I do not know any Tea Party members in person. But hey, our own Sgt. Mom has been a busy bee down in the Tea Party down in San Antone – what say you, Julia?

4 thoughts on “Cut but not that

  1. Yep – he is making a mistake: the Tea Partiers I know are pretty well PO’d at just about all sitting politicians, especially the ones who have camped out in office for decades.
    And it also seems to me that we (the Tea Partiers) are being courted by aspiring politicians – we had an open meeting last Sunday, and no less than sixteen or seventeen candidates (or their representatives) were there; short speech, and a meet and greet with interested voters afterwards. Interesting times, people, interesting times…

  2. They say one reason the USA has survived as long as it has is that we have small revolutions every few years by electing a new government, instead of large violent revolutions where new government is impose at the point of a bayonet.

    At time I wonder if either major political party will survive. While we have never had a viable third party, both the Democrats and Republicans have reinvented themselves many times over the years.

    I am very concerned about the so call “populist” movement. It reminds to much of “mob” rule and French revolution.

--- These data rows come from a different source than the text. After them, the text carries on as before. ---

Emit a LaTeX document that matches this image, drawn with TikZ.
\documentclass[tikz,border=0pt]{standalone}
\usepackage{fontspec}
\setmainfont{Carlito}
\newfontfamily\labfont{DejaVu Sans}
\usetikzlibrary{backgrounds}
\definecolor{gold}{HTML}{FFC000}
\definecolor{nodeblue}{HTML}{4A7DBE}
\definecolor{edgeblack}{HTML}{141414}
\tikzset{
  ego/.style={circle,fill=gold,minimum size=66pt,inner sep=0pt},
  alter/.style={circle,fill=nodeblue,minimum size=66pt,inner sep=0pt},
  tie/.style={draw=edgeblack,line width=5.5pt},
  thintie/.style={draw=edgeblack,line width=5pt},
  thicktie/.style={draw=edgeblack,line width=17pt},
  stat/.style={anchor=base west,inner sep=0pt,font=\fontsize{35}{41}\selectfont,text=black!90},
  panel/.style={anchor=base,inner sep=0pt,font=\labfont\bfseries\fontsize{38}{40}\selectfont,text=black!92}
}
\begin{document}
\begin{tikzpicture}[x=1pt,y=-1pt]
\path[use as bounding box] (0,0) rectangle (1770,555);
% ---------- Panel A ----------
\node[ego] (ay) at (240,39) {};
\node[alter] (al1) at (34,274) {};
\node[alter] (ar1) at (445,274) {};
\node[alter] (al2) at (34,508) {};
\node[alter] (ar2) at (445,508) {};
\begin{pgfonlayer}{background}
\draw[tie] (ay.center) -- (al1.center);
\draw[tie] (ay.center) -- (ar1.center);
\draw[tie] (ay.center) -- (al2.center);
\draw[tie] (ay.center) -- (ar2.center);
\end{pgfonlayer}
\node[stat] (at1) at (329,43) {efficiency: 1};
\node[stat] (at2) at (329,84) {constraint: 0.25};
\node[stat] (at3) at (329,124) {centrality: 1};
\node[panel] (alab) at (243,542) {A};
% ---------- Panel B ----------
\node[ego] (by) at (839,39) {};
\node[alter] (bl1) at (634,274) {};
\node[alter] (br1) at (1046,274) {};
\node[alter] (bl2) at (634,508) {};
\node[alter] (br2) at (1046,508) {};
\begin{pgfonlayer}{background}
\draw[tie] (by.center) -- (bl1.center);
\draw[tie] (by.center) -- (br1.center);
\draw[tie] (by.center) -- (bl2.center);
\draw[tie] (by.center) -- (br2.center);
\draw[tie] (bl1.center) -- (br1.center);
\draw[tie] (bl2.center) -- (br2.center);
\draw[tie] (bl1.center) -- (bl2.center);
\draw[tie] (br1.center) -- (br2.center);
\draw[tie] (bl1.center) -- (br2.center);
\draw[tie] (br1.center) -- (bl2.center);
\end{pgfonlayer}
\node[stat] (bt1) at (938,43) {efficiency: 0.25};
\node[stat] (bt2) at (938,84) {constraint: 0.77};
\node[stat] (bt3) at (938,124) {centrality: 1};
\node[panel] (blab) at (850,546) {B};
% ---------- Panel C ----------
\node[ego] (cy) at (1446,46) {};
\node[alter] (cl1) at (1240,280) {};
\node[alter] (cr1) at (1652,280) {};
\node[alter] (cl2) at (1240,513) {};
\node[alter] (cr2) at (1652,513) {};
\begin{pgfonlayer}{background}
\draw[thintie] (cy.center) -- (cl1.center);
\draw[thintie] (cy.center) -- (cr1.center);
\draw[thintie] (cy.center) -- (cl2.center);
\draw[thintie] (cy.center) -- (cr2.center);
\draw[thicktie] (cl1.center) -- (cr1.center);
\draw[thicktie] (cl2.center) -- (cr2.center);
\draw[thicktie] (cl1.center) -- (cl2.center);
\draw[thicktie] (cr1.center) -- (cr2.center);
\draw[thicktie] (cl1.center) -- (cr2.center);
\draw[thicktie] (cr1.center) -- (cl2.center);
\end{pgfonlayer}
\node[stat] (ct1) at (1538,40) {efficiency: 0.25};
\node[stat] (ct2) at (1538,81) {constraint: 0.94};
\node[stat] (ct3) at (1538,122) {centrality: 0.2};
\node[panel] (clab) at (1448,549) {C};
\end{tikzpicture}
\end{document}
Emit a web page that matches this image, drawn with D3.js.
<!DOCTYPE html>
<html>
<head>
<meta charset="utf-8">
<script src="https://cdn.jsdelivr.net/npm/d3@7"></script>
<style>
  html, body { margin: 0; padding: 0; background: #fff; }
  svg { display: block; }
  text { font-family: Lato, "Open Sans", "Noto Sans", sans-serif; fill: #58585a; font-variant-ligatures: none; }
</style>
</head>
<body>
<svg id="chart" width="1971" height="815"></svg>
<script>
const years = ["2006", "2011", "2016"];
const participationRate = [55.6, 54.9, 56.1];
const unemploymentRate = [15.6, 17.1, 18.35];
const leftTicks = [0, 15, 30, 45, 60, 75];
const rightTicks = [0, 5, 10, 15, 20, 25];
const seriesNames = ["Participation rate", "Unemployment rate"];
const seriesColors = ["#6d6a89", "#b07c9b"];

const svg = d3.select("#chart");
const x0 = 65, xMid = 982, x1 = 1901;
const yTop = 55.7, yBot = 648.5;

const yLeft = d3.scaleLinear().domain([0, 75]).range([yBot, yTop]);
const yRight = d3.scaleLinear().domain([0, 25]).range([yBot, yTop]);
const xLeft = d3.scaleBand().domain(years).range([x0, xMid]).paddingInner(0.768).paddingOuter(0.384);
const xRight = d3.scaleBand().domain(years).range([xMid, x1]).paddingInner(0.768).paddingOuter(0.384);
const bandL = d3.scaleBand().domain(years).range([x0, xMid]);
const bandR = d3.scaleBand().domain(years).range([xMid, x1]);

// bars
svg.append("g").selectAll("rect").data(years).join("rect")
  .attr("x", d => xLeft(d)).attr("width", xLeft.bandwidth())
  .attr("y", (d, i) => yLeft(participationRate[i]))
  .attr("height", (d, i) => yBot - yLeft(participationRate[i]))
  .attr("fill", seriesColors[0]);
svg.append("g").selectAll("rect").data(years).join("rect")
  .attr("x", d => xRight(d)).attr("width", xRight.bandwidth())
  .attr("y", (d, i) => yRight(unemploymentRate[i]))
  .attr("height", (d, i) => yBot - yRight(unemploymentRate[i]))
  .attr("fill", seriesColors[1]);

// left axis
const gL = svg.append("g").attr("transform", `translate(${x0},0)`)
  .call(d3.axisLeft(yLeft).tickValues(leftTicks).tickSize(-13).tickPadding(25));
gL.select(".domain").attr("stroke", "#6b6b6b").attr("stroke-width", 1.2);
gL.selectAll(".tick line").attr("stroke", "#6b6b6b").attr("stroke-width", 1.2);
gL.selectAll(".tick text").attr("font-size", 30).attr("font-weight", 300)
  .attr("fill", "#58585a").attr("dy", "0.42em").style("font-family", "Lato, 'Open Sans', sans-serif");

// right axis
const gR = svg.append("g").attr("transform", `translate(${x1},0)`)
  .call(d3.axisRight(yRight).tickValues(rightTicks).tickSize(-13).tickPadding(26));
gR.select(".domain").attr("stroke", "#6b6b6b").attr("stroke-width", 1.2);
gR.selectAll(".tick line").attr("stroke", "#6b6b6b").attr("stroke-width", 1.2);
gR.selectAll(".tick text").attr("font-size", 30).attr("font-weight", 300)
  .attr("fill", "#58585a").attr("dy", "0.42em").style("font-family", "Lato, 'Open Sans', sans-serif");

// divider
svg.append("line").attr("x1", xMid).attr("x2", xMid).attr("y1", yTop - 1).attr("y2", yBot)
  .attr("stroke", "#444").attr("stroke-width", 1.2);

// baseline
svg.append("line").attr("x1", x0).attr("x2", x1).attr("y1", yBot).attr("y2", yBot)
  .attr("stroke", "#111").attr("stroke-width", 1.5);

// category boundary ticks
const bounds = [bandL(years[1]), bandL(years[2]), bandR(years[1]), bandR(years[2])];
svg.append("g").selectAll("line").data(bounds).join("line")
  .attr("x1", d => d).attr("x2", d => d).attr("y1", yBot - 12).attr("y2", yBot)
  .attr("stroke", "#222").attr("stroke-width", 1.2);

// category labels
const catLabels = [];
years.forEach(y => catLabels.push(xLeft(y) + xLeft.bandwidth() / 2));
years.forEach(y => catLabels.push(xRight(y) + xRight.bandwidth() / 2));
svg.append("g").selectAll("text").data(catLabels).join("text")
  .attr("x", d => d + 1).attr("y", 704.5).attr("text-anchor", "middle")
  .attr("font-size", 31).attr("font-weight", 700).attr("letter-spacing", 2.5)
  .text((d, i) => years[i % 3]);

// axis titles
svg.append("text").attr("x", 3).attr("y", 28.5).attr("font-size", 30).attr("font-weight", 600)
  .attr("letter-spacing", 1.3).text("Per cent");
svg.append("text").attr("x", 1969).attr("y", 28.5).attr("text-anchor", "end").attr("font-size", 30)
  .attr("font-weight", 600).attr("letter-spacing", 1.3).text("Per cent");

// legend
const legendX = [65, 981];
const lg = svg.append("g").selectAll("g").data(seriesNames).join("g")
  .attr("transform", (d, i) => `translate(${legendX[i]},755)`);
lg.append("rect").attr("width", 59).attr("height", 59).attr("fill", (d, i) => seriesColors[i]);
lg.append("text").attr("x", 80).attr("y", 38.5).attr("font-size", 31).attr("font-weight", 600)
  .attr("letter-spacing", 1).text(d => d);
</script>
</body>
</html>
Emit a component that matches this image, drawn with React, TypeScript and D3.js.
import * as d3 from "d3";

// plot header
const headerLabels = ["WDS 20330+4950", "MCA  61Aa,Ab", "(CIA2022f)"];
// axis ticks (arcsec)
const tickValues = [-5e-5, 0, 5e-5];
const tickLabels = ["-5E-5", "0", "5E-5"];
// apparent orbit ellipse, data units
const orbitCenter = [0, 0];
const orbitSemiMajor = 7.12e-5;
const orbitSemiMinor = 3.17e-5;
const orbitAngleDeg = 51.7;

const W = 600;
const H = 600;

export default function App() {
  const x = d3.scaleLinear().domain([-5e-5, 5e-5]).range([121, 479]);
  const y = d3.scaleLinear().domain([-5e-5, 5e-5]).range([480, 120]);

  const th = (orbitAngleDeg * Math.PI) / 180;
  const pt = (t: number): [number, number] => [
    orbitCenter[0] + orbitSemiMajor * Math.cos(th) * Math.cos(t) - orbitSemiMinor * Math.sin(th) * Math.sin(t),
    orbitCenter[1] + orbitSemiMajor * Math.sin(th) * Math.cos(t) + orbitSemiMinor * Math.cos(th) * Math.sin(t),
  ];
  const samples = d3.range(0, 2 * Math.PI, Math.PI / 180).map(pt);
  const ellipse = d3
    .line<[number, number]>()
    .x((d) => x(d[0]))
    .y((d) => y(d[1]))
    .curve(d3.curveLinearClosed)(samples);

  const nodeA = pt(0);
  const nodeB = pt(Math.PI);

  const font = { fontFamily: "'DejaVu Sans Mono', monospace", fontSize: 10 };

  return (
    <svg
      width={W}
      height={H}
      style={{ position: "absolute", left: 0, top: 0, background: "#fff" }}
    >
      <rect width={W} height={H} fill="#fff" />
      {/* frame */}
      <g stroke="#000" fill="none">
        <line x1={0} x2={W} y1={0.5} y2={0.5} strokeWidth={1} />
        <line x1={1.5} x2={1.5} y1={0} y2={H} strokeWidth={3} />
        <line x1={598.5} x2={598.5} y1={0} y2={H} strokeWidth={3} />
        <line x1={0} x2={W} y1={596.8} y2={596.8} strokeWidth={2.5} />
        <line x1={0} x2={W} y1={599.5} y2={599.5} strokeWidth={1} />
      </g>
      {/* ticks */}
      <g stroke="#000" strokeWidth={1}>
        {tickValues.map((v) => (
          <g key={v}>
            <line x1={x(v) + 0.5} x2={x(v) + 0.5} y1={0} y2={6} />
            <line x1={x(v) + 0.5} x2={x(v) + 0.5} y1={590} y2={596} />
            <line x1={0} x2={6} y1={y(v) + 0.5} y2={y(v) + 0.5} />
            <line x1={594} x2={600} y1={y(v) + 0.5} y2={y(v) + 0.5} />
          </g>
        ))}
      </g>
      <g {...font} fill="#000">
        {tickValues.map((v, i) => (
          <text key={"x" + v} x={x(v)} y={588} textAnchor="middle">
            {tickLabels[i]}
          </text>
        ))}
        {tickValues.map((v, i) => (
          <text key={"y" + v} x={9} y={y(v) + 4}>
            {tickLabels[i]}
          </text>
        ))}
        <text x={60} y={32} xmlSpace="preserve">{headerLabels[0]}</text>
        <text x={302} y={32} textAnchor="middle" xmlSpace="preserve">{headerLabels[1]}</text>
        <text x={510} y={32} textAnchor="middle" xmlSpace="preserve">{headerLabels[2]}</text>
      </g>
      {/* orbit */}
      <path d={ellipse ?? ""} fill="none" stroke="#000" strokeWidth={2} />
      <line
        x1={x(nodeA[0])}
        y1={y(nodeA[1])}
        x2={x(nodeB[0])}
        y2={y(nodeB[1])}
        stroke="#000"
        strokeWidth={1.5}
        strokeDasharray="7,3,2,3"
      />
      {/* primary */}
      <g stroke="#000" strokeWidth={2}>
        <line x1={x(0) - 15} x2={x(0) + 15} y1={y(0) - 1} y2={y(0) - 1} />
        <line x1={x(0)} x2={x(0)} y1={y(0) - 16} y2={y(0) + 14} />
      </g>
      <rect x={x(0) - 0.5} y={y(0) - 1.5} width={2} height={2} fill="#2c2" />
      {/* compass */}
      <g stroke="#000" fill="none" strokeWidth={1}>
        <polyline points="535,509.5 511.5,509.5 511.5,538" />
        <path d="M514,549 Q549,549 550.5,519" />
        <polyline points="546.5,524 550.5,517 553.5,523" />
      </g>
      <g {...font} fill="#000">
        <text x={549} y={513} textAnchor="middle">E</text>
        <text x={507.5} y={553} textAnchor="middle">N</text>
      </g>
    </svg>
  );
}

    I am not a banker, nor am I rich, but when congress and frighteningly large number of citizens think that 90%+ tax rates are a good thing to impose on anyone, I shudder. You have to wonder when will they get around to doing the same things to me.

  3. Bruce Bartlett is also limiting his choices to two; ‘tax the rich’, or ‘taxes on them (selves)’. Whatever happened to ‘cut spending’, or does that never happen in Bruce’s world?

  4. Whatever happened to ‘cut spending’, or does that never happen in Bruce’s world?

    I can’t speak for Bruce. Perhaps he feels that people are out for their own interest: it’s okay to cut everyone else’s stuff, but don’t touch what I care about!

    I think he underestimates people’s capacity to perceive their own self-interest.

    At time I wonder if either major political party will survive. While we have never had a viable third party, both the Democrats and Republicans have reinvented themselves many times over the years.

    We have not always had a Republican party. And while they took the place of the Whigs the 1850s Republicans were emphatically not Whigs – they were fringe activists determined to upset status quo.

    I am not a banker, nor am I rich, but when congress and frighteningly large number of citizens think that 90%+ tax rates are a good thing to impose on anyone, I shudder. You have to wonder when will they get around to doing the same things to me.

    No kidding. It may come down a small class of Taxpayers supporting a large underclass.

    This might be a valid trade off if the Taxpayers were getting something for this: schools, privilege, economic stability, police patrols, a wall between the prole section of town and the Taxpayer’s quarter. Something.

    But anything like that would be un-American, un-fair and un-ethical. So why should we pay more for nothing?